25 January 2016

Studio Workshop - Paints and Pigments

Artist Jessica Houston and natural pigment samples.

On December 19, I took a studio workshop at the Metropolitan Museum in New York, led by artist and educator Jessica Houston. Ms. Houston led the twenty or so participants through a whirlwind of activities; there was little time for coherent note-taking or reflection. So, this blog post is not a comprehensive report but more a series of images from the workshop - a "taste" of the day's agenda.

Before the  invention, in 1706, of the first commercially available pigment, Prussian Blue, artists had to make their own pigments, from mineral, animal or vegetable sources. Ms. Houston gave us a slide tour through some of the ancient and medieval pigments. The ancient Egyptians used six colors in their art: black, white, yellow, red, blue and green. Each color had religious symbolism and hence was deployed in a very specific way. Black, derived from carbon sources such as lamp black - soot - was the symbol for death and the underworld while white, made from chalk, stood for purity, and so on.

Slide show of ancient and medieval art and pigments.

We visited some of the medieval and ancient Egyptian galleries of the museum, and Ms. Houston indicated which pigments were used in the artwork. For me, this was the highlight of the day, and demonstrated the unique advantage of an art class held at a museum with encyclopedic holdings of art.

The beautiful ancient Egyptian sculpture below is wood coated with plaster, and the pigments used for the woman's dress include malachite green, cinnabar red, and some kind of carbon-based material for the black areas.

Estate figure, ca. 1981 - 1975 B.C.

While the slide show and gallery tour were fascinating, we were there to learn by doing, so we leapt into making our own pigments, using materials as varied as oak galls, spinach, blue flag iris, saffron, and egg shells, among other items.  Each table of three or four participants was in charge of processing a given material.

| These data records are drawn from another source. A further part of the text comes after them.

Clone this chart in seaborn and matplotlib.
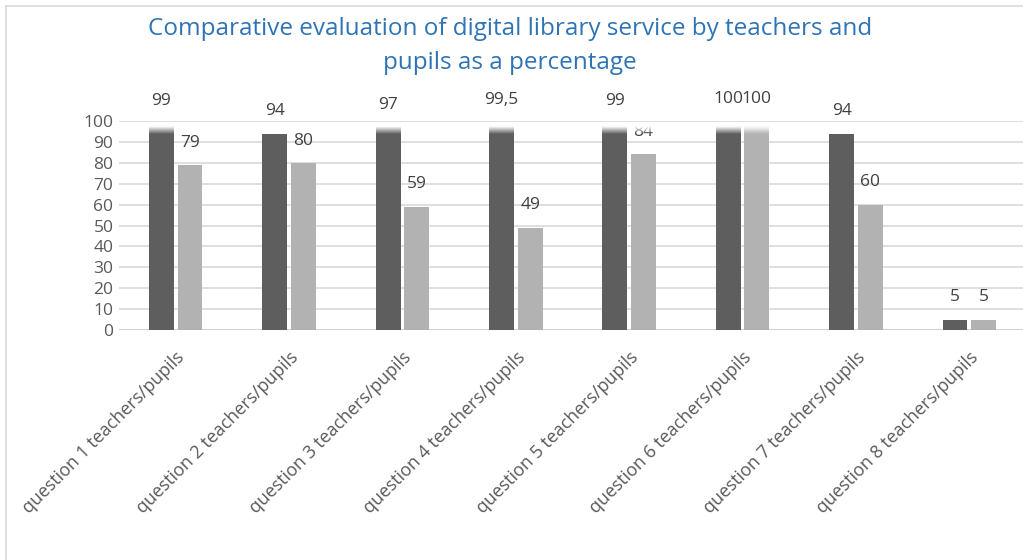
import numpy as np
import pandas as pd
import matplotlib
matplotlib.use("Agg")
import matplotlib.pyplot as plt
import seaborn as sns

categories = [f"question {i} teachers/pupils" for i in range(1, 9)]
teachers = [99, 94, 97, 99.5, 99, 100, 94, 5]
pupils = [79, 80, 59, 49, 84, 100, 60, 5]
teacher_labels = ["99", "94", "97", "99,5", "99", "100", "94", "5"]
pupil_labels = ["79", "80", "59", "49", "84", "100", "60", "5"]
yticks = list(range(0, 101, 10))
title = "Comparative evaluation of digital library service by teachers and\npupils as a percentage"

df = pd.DataFrame({
    "category": categories * 2,
    "value": teachers + pupils,
    "group": ["teachers"] * 8 + ["pupils"] * 8,
    "label": teacher_labels + pupil_labels,
})

sns.set_theme(style="white")
plt.rcParams["font.family"] = ["Open Sans", "DejaVu Sans"]

fig = plt.figure(figsize=(10.23, 5.6), dpi=100)
ax = fig.add_axes([119 / 1023, 1 - 330 / 560, (1026 - 119) / 1023, (330 - 121) / 560])

sns.barplot(data=df, x="category", y="value", hue="group",
            palette={"teachers": "#5E5E5E", "pupils": "#B2B2B2"},
            width=0.505, gap=0.13, legend=False, ax=ax, zorder=2,
            saturation=1, linewidth=0)

ax.set_ylim(0, 100)
ax.set_xlim(-0.5, 7.5)
ax.set_yticks(yticks)
ax.yaxis.grid(True, color="#D9D9D9", linewidth=1.2)
ax.set_axisbelow(True)
for s in ax.spines.values():
    s.set_visible(False)
ax.axhline(0, color="#D0D0D0", linewidth=1.2, zorder=1)
ax.set_xlabel("")
ax.set_ylabel("")
ax.tick_params(axis="y", length=0, pad=4, labelsize=12.5, labelcolor="#595959")
ax.tick_params(axis="x", length=0, pad=13, labelsize=12.9, labelcolor="#595959")
plt.setp(ax.get_xticklabels(), rotation=45, ha="right", va="top", rotation_mode="anchor")

# data labels
labs = teacher_labels + pupil_labels
for patch, lab in zip(ax.patches, labs):
    x = patch.get_x() + patch.get_width() / 2
    h = patch.get_height()
    ax.annotate(lab, (x, h), xytext=(0, 16), textcoords="offset points",
                ha="center", va="center", fontsize=12.5, color="#404040",
                annotation_clip=False, zorder=3)

# soft fade near the top of the plot area
lo, hi = 93.9, 97.4
grad = np.ones((200, 2, 4))
vals = np.linspace(99.8, lo, 200)
grad[:, :, 3] = np.clip((vals - lo) / (hi - lo), 0, 1)[:, None]
ax.imshow(grad, extent=[-0.5, 7.5, lo, 99.8], aspect="auto", zorder=4,
          interpolation="bilinear", origin="upper")
ax.axhline(100, color="#D9D9D9", linewidth=1.2, zorder=5)
ax.set_xlim(-0.5, 7.5)
ax.set_ylim(0, 100)

fig.text(510 / 1023, 1 - 46 / 560, title, ha="center", va="center",
         fontsize=17.5, color="#2E74B5", linespacing=1.6)

# chart border
fig.add_artist(plt.Line2D([6 / 1023, 6 / 1023], [0, 1 - 6 / 560], color="#D9D9D9", lw=1.2))
fig.add_artist(plt.Line2D([6 / 1023, 1], [1 - 6 / 560, 1 - 6 / 560], color="#D9D9D9", lw=1.2))

fig.savefig("out.png", dpi=100)
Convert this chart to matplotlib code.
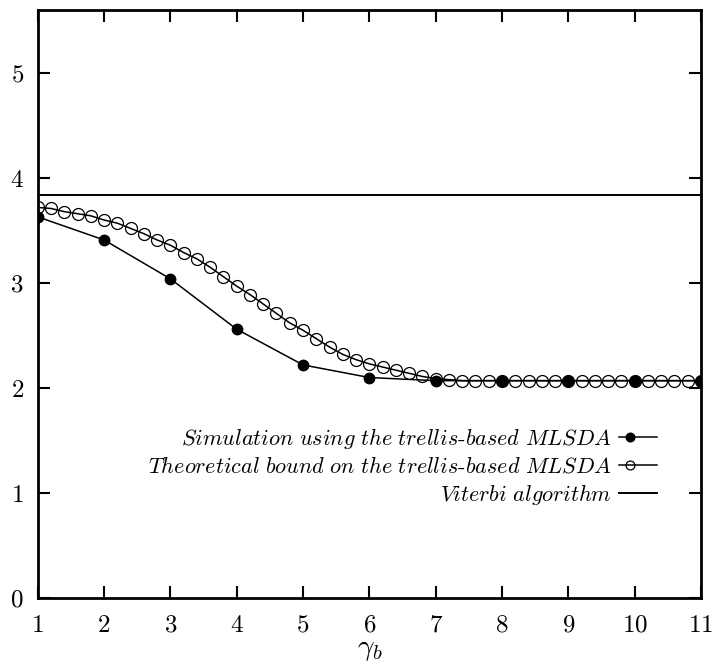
import matplotlib
matplotlib.use("Agg")
import matplotlib.pyplot as plt
from matplotlib.legend_handler import HandlerLine2DCompound

plt.rcParams['font.family'] = 'serif'
plt.rcParams['font.serif'] = ['cmr10']
plt.rcParams['mathtext.fontset'] = 'cm'
plt.rcParams['axes.formatter.use_mathtext'] = True

# simulation, integer gamma_b
sim_x = [1, 2, 3, 4, 5, 6, 7, 8, 9, 10, 11]
sim_y = [3.63, 3.41, 3.04, 2.56, 2.22, 2.10, 2.07, 2.07, 2.07, 2.07, 2.07]

# theoretical bound, step 0.2
bound_x = [1.0, 1.2, 1.4, 1.6, 1.8, 2.0, 2.2, 2.4, 2.6, 2.8,
           3.0, 3.2, 3.4, 3.6, 3.8, 4.0, 4.2, 4.4, 4.6, 4.8,
           5.0, 5.2, 5.4, 5.6, 5.8, 6.0, 6.2, 6.4, 6.6, 6.8,
           7.0, 7.2, 7.4, 7.6, 7.8, 8.0, 8.2, 8.4, 8.6, 8.8,
           9.0, 9.2, 9.4, 9.6, 9.8, 10.0, 10.2, 10.4, 10.6, 10.8, 11.0]
bound_y = [3.72, 3.71, 3.68, 3.66, 3.64, 3.60, 3.57, 3.52, 3.47, 3.41,
           3.36, 3.29, 3.23, 3.15, 3.06, 2.97, 2.89, 2.80, 2.71, 2.62,
           2.55, 2.47, 2.39, 2.32, 2.27, 2.23, 2.20, 2.17, 2.14, 2.11,
           2.09, 2.08, 2.07, 2.07, 2.07, 2.07, 2.07, 2.07, 2.07, 2.07,
           2.07, 2.07, 2.07, 2.07, 2.07, 2.07, 2.07, 2.07, 2.07, 2.07, 2.07]

viterbi = 3.84

labels = [r'$\mathit{Simulation\ using\ the\ trellis}$-$\mathit{based\ MLSDA}$',
          r'$\mathit{Theoretical\ bound\ on\ the\ trellis}$-$\mathit{based\ MLSDA}$',
          r'$\mathit{Viterbi\ algorithm}$']


class LeftMarker(HandlerLine2DCompound):
    # gnuplot style key sample: marker sits near the left end of the line
    def __init__(self, ms, **kw):
        super().__init__(**kw)
        self.ms = ms

    def get_xdata(self, legend, xdescent, ydescent, width, height, fontsize):
        return [-xdescent, -xdescent + width], [-xdescent + 0.27 * width]

    def create_artists(self, *args, **kw):
        arts = super().create_artists(*args, **kw)
        arts[1].set_markersize(self.ms)
        return arts


fig = plt.figure(figsize=(7.12, 6.67), dpi=100)
ax = fig.add_axes([0.053, 0.1034, 0.9315, 0.8816])

l1, = ax.plot(sim_x, sim_y, color='black', lw=1.1, marker='o', ms=7.5,
              mfc='black', mec='black', label=labels[0])
l2, = ax.plot(bound_x, bound_y, color='black', lw=1.1, marker='o', ms=8.6,
              mfc='none', mec='black', mew=0.9, label=labels[1])
l3 = ax.axhline(viterbi, color='black', lw=1.4, label=labels[2])

ax.set_xlim(1, 11)
ax.set_ylim(0, 5.6)
ax.set_xticks(range(1, 12))
ax.set_yticks(range(0, 6))
ax.tick_params(direction='in', length=8.5, width=1.5, top=True, right=True,
               labelsize=18)
ax.tick_params(axis='x', pad=12)
ax.tick_params(axis='y', pad=10)
for s in ax.spines.values():
    s.set_linewidth(2.0)
ax.set_xlabel(r'$\gamma_b$', fontsize=21, labelpad=0)

leg = ax.legend(handles=[l1, l2, l3], loc='lower right',
                bbox_to_anchor=(0.934, 0.155), frameon=False,
                markerfirst=False, handlelength=1.7, handletextpad=0.35,
                borderpad=0, borderaxespad=0, labelspacing=0.22,
                prop={'size': 16},
                handler_map={l1: LeftMarker(6.2), l2: LeftMarker(6.4)})
for t in leg.get_texts():
    t.set_ha('right')
leg._legend_box.align = 'right'

fig.savefig('out.png', dpi=100)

Oak galls, formed by the larva of a wasp living on an oak tree.

The "oak gall" table had a lot of fun, first smashing the oak galls with a hammer, then grinding them finely using a mortar and pestle. When boiled and mixed with ferrous sulphate, the tannic acid in the oak gall makes a black liquid; the addition of gum arabic to this solution makes a usable ink. Get out your quill pens!

Smashing oak galls.

Another pigment prepared using the mortar is cochineal, made from the carapace of an insect from Central America. Chemically, the pigment is carminic acid; when cochineal powder is precipitated with alum, then mixed with chalk (calcium carbonate), the resulting sludge can be dried, reground and used for purple-y pinks.

Center, a bag of dried bugs; right, a jar of processed cochineal.

Less exotic in its source material is the white pigment made from ordinary hen's eggs. The shells are first soaked in vinegar, so that the inner membrane can be removed, then the shells are crushed on a marble slab, using a muller, the marble cone-shaped thing in the image below.

Eggshells ready to crush.

Eggshells reduced to fine powder.

You may have noticed the vase of iris in the first image above.  This was not just a decorative touch for the classroom - the iris petals were macerated in the pestles and  the resulting pulp pressed through damp coffee filters into small plastic vials. The addition of a small amount of alum creates - not purple as one might expect - but green!  Green pigment can be made using the same macerate-and-strain technique on spinach; no alum required.

Iris petals mashed and strained.

Once we had our pigments we needed the binder - the "glue" that will hold the pigment onto the paper or parchment or whatever substrate is used. Before the invention of oil paint, a common binder was egg yolk - the combination of pigment and egg yolk makes tempera paint, which enjoyed a revival during the Pre-Raphaelite era and is still used by painters today. Below, Jessica shows us how to process eggs to remove the white as well as the vitelline membrane from the yolk, as the blastoderm, the egg white and any membrane are undesirable for paint-making.  Once we had our egg yolk, we mixed it with a bit of water. 

Jessica and egg yolk.

Below are our palettes with the natural pigments we fabricated - the spinach, cochineal, saffron - as well as additional pigments Jessica supplied, such as red and yellow ochre. To each little cup of pigment we added a bit of the egg-and-water mixture. At last, ready to paint!  One suggestion I would make to anyone taking this workshop is to order some paint pot strips and use these in class; when sealed the tempera paints last a long time and then one can take them home and work in the comfort of one's own studio.

Paint palette.

The Met supplied illustration board and transfer paper and using these we transferred images Jessica had provided or just drew our own free-hand. Then, using the provided brushes, we began to paint. The tempera dries quickly, so by the time we had cleaned up our work stations, we were able to pack up our artwork, after a very busy day.

Hard at work.

A talented student's work, from a previous class.